Gutenberg Australia isn't quite so user-friendly, anyways. I am only using it for books that are available nowhere else, and I figure, eventually they will appear, out of copyright, on Project Gutenberg. I am also finding other Austrlian affiliates, such as Roy Glashan's Library, which does offer books in the EPUB format. I used this source for the books in the Pellucidar Series.

Gutenberg Australia doesn't offer eReader options. All their books are in text file format. To download, I just click the Zip folder and put it on my desktop. I then double click the zip folder and drag the file out, rename it (as I mentioned above), except the file type will be .txt. When I double click it to open it on my desktop, it opens in my Notepad program.

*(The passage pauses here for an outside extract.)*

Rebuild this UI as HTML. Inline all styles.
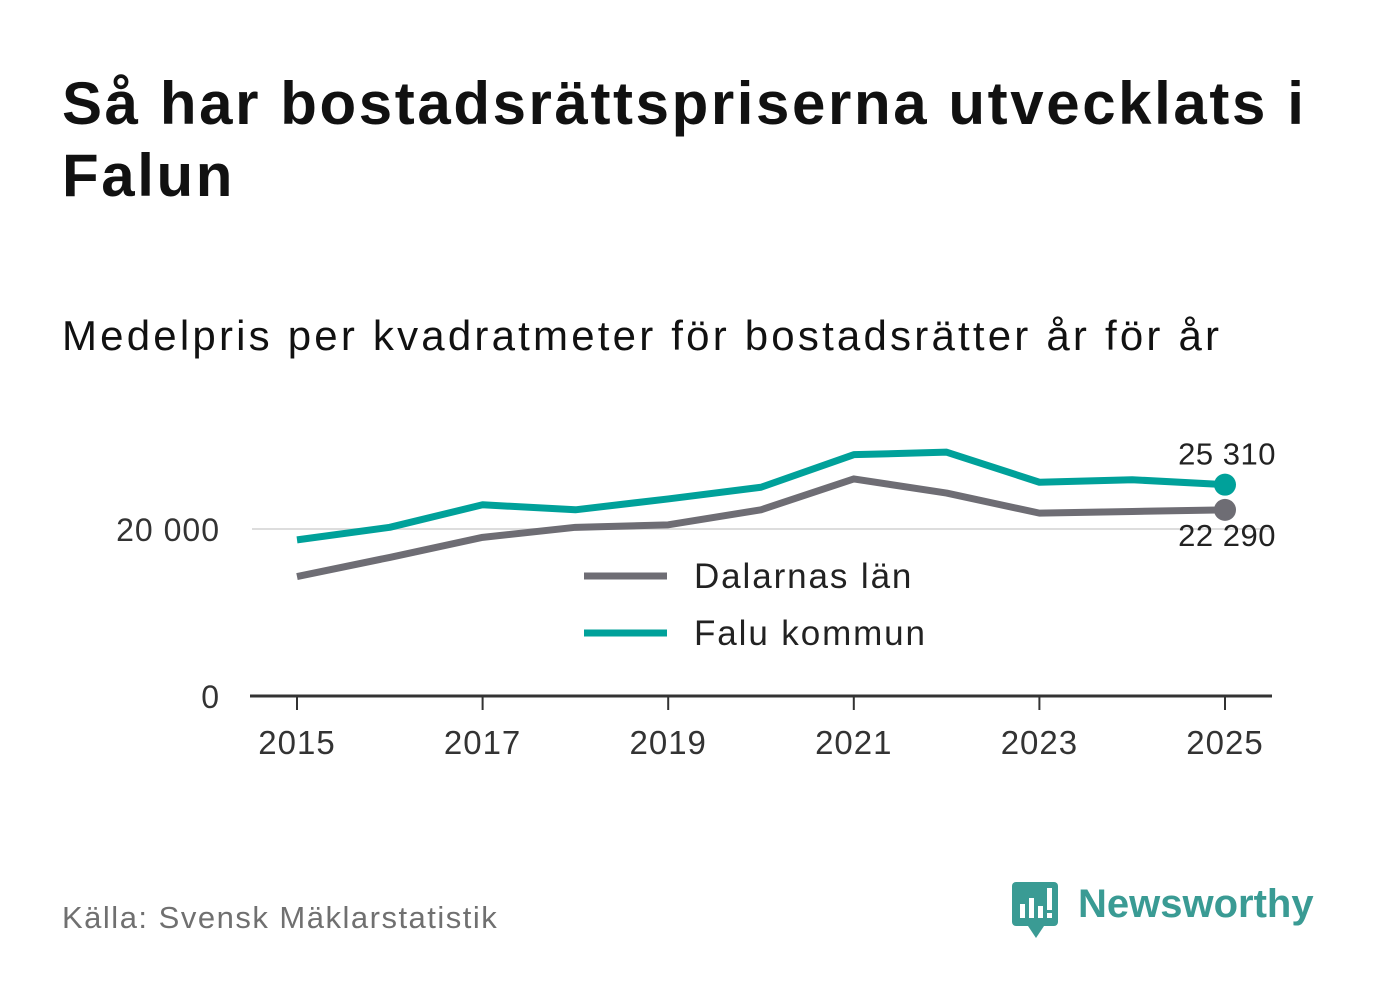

To load onto my device, I either put it in my KINDLE or NOOK folder—it doesn't matter because neither will read them. I go to my "File Manager" and again type in the first few letters of the name of the book, and it opens it in an HTML reader. This is all fine, but the one big drawback is that there's no way to bookmark it because, unlike eReader formats, there are no page turns. It is one long, long page.

Gutenberg Australia does make available free software to convert text files to EPUB or MOBI (Kindle). Those are available on the Help page, but I have not used them yet, so I cannot say if they are easy or tricky.

Here is a list of Gutenberg Affiliates.
Here's another one:

So, there you are. There's no excuse not to read. I can't imagine my life without books. Reading makes you wise, makes you think, and stimulates your creativity and brain activity. It keeps your mind young and ever-expanding. Reading is essential to life!